Без всякого сомнения, я вновь оказался в местах, где прошло мое детство, где я пил густое молоко, резвился в речке, истекал сукровицей, выкалывал лошадям глаза, рвал с деревьев наросшую за лето кожу и ночью, качаясь под закопченным потолком в волосяной люльке, слушал, как раздувается, словно лягушачий зоб, спина отца, трудящегося над матерью.
Изменилось бы во мне что-либо с годами, само по себе, без пули и падения, без раны, оставившей свой след? Стало бы отчетливее мое родство с этим пространством, пронизанным солнцем и ветром, с этим краем земли, вмещающим в себя подножную плесень и ветвистые Божьи рога?
Все может быть — есть вещи, в которых мы не отдаем себе отчета, вещи, которые прорастают сквозь нас незаметно и безболезненно — так, что их связь с током нашей крови и глубокая укорененность в нашей плоти осознаются лишь в миг обретения и утраты. Но осознать — не значит понять: как всякие дети, запечатанные в глиняных сосудах, исправленные камнями, подвязанные и расплетенные от русых волос, вновь и вновь обречены мы спрашивать себя, ведомо ли нам самое важное, или же нечто исконно-телесное утрачено нами навсегда и сменилось бесплодным мудрствованием ума?
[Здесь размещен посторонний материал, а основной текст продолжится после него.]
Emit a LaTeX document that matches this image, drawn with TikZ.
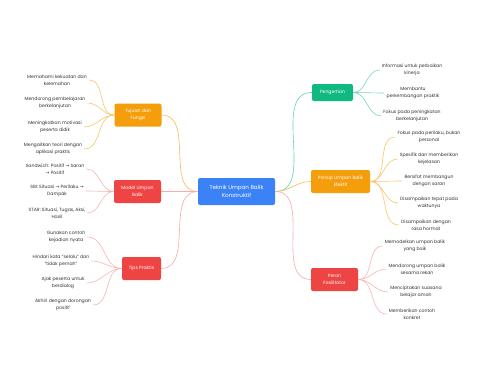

Так что же такое Родина, почему один звук этого слова вызывает ныне во мне такое же чувство, когда в общем построении на меня ложился ефрейтор Пазопуло, и хрящевая перемычка между нами изгибалась под углом девяносто градусов?
Может быть, никакого секрета нет, и Родина — это всего лишь морщинистый дед Тарас в пиджаке, пушистом от плесени, или свинья, извергающая полупереваренного поросенка, или полосатый карлик, ворующий в лунном свете пшено, или безногий младенец в прозрачной утробе, простой и понятный каждому бессмертный гидроцефал.
Я вышел из автобуса и двинулся сквозь пшеницу, питаемую великим трупом земли. Когда-то и я впивал в себя соки могучих умерших, подклеивал в тетрадь добытые волосы и чешуйки кожи, катался в еще теплой золе, оставшейся от былого огня и думал: это знание, это опыт и жизнь, которые я принимаю в себя, чтобы возрасти, чтоб много после лечь в сухую почву письмён и кормить своим телом грядущее человечество.
Да, мир слов виделся мне безбрежной поверхностью плоти, и прежде чем умом моим завладела гибкая воинская перемычка, я мечтал об опрелостях Мандельштама, о росистой подмышке Державина, поросшей зеленым овсом.
Ныне я-старый исчез — словно пуля, прошедшая через мозг, забрала этого человека с собой, в раскаленный воздух войны, в потную свалку непрекращающейся битвы. Лежа на земле, усеянной телами, чувствуя горячую связь с Пазопуло, раненым в брюхо — сознавал ли я пустоту, разверзшуюся во мне в тот миг, понимал ли, что заполниться ей дано лишь изначальным и сокровенным, тем, что, независимо от личности, присутствует в каждом и неизбежно тянет на Родину, вглубь женского лона, в землю, в распад на частицы и слияние с миром основ?
Чувство, заменившее мне все, чем я жил, смыло с лица необщее выражение, обточило и обтесало мое существо под единый, неизменный от века образец. Если когда-то я грезил подняться из праха травой, зерном, плодовым деревом — ныне я молча шел мимо колосьев, принимая, как должное, их созревание, шелест и будущий урожай. Из человека, стремящегося стать великим мертвым, я обратился в смиренного поедателя мертвецов.
И вот я шел.
Я просто шел, пока из-за кургана, поросшего мхом, из-за кургана, сложенного из рук и ног любимых, из женских лиц и детских животов — не показалась Ивановка, ее придавленные к земле домишки, провалы, полные густой черной грязи, и бурый пруд, не примечательный ничем, кроме дыхания, посвиста, стона и слез.
Все было знакомым, прогнившим, родным, все здесь было по-старому, как раньше. Все так же чернели на дне колодца спрессованные останки братьев Бутурлиных, все так же сох на ступенях избы-читальни двухмесячный эмбрион. По-прежнему спали в норках младенческие скелеты, я помнил их немые танцы на поле, усеянном ржавым мусором, шорох и стук костей в золотистой полуденной тишине.
Я помнил и женщину, сидящую на завалинке у почты. Простоволосая, в длинной рубахе, бурой между ног, с лимонно-желтыми крыльями капустницы, она, как и прежде, кормила грудью личинку, произведенную ею на свет, и эти радость материнства, гибкое, сегментированное тело и жвалы, теребящие набухший сосок — все дышало вечностью, неизменностью, мудрым и размеренным покоем.